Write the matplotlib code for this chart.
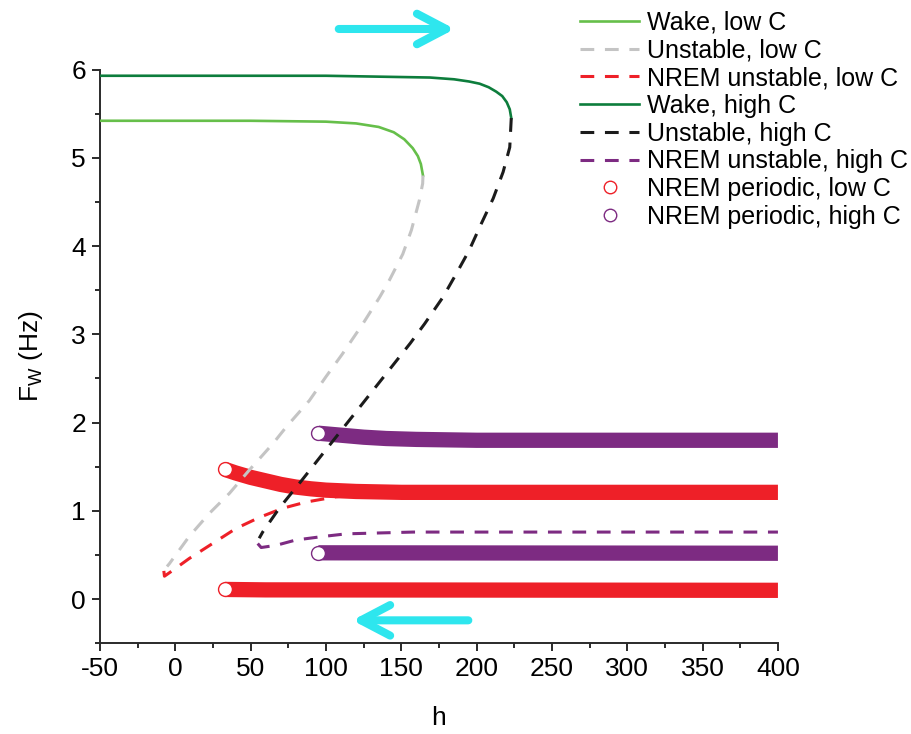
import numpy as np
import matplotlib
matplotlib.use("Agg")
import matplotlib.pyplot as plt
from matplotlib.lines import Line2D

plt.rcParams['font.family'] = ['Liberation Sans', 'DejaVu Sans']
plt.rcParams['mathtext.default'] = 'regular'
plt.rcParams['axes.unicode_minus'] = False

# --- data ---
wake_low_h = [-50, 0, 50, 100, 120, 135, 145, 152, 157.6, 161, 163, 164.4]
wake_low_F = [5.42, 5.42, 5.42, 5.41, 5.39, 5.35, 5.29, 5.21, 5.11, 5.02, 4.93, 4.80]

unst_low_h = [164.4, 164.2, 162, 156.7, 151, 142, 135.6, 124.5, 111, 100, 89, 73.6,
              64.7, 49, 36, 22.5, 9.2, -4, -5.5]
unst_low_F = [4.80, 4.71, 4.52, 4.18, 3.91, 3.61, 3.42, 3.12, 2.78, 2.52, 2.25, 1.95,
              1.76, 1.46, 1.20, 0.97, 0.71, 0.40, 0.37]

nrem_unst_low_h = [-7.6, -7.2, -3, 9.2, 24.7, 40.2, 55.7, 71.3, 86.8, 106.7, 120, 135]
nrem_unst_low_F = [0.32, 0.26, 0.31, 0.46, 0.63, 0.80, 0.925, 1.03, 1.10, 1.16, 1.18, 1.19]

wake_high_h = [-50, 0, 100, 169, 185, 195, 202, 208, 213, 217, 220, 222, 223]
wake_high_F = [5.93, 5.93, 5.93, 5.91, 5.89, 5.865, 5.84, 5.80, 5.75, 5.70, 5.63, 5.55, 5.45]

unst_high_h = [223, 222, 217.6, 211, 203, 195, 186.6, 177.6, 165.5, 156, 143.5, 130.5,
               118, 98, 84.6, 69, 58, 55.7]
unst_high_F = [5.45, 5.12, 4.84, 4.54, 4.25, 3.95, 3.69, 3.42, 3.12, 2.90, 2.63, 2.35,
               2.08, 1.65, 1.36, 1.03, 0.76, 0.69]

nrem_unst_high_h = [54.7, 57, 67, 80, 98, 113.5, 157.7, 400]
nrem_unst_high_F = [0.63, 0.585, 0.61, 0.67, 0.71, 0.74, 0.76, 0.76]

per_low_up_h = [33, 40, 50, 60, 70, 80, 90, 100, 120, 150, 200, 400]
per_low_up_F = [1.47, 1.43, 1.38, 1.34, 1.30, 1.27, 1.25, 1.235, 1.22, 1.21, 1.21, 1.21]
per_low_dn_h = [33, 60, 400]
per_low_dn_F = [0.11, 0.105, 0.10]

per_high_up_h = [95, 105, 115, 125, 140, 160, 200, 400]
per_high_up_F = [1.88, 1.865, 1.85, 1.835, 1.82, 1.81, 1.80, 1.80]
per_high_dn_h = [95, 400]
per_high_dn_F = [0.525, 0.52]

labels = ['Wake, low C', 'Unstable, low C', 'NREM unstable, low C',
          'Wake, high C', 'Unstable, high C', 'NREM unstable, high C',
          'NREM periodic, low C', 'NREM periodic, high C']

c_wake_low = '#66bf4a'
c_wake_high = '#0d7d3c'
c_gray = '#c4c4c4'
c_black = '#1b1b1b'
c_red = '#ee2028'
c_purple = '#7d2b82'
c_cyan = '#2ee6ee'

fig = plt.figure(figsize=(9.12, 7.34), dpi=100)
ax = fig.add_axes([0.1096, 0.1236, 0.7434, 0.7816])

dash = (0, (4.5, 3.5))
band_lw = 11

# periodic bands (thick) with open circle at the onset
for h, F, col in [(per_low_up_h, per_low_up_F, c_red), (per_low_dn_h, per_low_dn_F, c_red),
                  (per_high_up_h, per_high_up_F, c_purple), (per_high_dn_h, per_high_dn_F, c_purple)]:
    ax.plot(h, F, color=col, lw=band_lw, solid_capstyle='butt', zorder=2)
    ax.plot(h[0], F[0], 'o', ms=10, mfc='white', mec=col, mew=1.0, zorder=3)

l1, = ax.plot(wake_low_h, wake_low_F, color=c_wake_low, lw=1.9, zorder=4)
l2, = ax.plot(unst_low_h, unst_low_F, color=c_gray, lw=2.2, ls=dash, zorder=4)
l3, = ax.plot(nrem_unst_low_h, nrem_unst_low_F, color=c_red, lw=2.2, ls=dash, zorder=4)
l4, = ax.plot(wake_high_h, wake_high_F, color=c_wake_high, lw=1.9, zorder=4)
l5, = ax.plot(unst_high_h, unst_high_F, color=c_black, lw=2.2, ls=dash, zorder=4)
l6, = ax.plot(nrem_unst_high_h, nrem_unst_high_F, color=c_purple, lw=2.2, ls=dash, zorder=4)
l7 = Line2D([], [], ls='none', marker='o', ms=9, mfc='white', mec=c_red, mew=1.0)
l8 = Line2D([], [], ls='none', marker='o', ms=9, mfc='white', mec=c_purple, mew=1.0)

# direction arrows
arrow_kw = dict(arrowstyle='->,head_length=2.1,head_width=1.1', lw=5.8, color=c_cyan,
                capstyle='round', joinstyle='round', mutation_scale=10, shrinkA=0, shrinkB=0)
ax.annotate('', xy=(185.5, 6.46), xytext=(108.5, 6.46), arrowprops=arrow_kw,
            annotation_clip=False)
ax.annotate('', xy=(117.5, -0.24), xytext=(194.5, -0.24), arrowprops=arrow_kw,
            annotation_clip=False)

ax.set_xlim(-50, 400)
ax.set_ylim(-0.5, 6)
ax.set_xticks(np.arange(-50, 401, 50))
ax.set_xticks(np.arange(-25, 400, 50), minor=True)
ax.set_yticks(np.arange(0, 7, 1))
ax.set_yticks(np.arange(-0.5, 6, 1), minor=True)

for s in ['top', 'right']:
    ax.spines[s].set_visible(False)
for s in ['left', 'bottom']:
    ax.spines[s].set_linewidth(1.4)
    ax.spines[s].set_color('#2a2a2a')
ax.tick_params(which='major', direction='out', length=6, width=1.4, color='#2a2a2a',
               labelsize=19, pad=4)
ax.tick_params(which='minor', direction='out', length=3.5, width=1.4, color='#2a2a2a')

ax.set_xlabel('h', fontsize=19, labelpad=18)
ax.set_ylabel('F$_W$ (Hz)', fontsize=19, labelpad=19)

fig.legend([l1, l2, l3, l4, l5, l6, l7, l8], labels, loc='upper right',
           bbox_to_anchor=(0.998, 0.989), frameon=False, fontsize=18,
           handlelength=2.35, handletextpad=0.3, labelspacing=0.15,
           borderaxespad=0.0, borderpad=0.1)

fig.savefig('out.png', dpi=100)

#### [Given problem]
Repeat the lines of the listing above verbatim, beginning at its first line and ending at the line containing "per_low_dn_F = [0.11, 0.105, 0.10]", which is included. Omit pictures.

#### [Result of the task]
Write the matplotlib code for this chart.
import numpy as np
import matplotlib
matplotlib.use("Agg")
import matplotlib.pyplot as plt
from matplotlib.lines import Line2D

plt.rcParams['font.family'] = ['Liberation Sans', 'DejaVu Sans']
plt.rcParams['mathtext.default'] = 'regular'
plt.rcParams['axes.unicode_minus'] = False

# --- data ---
wake_low_h = [-50, 0, 50, 100, 120, 135, 145, 152, 157.6, 161, 163, 164.4]
wake_low_F = [5.42, 5.42, 5.42, 5.41, 5.39, 5.35, 5.29, 5.21, 5.11, 5.02, 4.93, 4.80]

unst_low_h = [164.4, 164.2, 162, 156.7, 151, 142, 135.6, 124.5, 111, 100, 89, 73.6,
              64.7, 49, 36, 22.5, 9.2, -4, -5.5]
unst_low_F = [4.80, 4.71, 4.52, 4.18, 3.91, 3.61, 3.42, 3.12, 2.78, 2.52, 2.25, 1.95,
              1.76, 1.46, 1.20, 0.97, 0.71, 0.40, 0.37]

nrem_unst_low_h = [-7.6, -7.2, -3, 9.2, 24.7, 40.2, 55.7, 71.3, 86.8, 106.7, 120, 135]
nrem_unst_low_F = [0.32, 0.26, 0.31, 0.46, 0.63, 0.80, 0.925, 1.03, 1.10, 1.16, 1.18, 1.19]

wake_high_h = [-50, 0, 100, 169, 185, 195, 202, 208, 213, 217, 220, 222, 223]
wake_high_F = [5.93, 5.93, 5.93, 5.91, 5.89, 5.865, 5.84, 5.80, 5.75, 5.70, 5.63, 5.55, 5.45]

unst_high_h = [223, 222, 217.6, 211, 203, 195, 186.6, 177.6, 165.5, 156, 143.5, 130.5,
               118, 98, 84.6, 69, 58, 55.7]
unst_high_F = [5.45, 5.12, 4.84, 4.54, 4.25, 3.95, 3.69, 3.42, 3.12, 2.90, 2.63, 2.35,
               2.08, 1.65, 1.36, 1.03, 0.76, 0.69]

nrem_unst_high_h = [54.7, 57, 67, 80, 98, 113.5, 157.7, 400]
nrem_unst_high_F = [0.63, 0.585, 0.61, 0.67, 0.71, 0.74, 0.76, 0.76]

per_low_up_h = [33, 40, 50, 60, 70, 80, 90, 100, 120, 150, 200, 400]
per_low_up_F = [1.47, 1.43, 1.38, 1.34, 1.30, 1.27, 1.25, 1.235, 1.22, 1.21, 1.21, 1.21]
per_low_dn_h = [33, 60, 400]
per_low_dn_F = [0.11, 0.105, 0.10]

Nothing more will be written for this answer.